The Sunk Costs Fallacy

July 20, 2016 by Tim

Some months ago you may recall me mentioning I’d been playing a mobile game called Galaxy of Heroes. Well, I still play it. Literally every day since Christmas, in fact, I’ve logged in to play it. Each day’s play is, at minimum, ten minutes worth of sorting dailies and such, so it’s no massive feat. Still, it does mark a bit of a milestone for me: one of the only times that I can actually remember playing a single game for this long and this faithfully. The only other game that might compete for the title would be World of Warcraft, during the days of Wrath of the Lich King with my end-game raidi team.

I’ve certainly put more total hours into other games… my NG+++ in Demon’s Souls and pretty much any MMO ever. But playing a game every day for seven months straight… that’s new to me.

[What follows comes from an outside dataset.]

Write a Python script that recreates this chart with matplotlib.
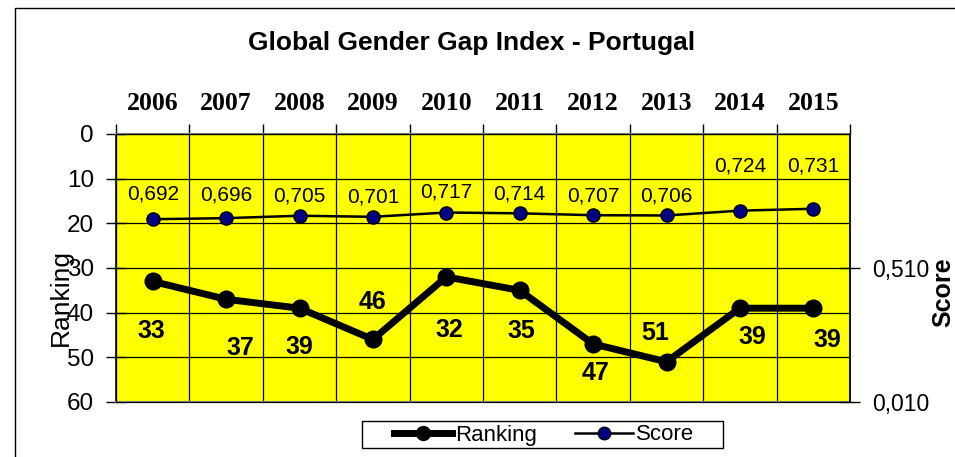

Now, the fallacy of sunk costs refers to the idea that you become emotionally invested in resources (time or money) already spent on a project. Like if you sit down and play a slot machine for a while, and you start to think “Just one more quarter! I’ve already spent this much money, the machine must be getting close to a payout now!”

We’ve all experienced it in multiple forms. Despite how much it had gone downhill since the Trinity Killer season, and how awful we heard the final season of Dexter was, my wife and I watched it anyway, because we thought “Well, we’ve stuck with it this long, we kind of have to see how it plays out” even though we weren’t all excited about it. Or halfway through Batman vs Superman I thought to myself “Well, I paid for the ticket, I can’t walk out now…”

And it happens with games, too. The longer we play, the more time we invest, the harder it becomes to give up on, even when things are headed south.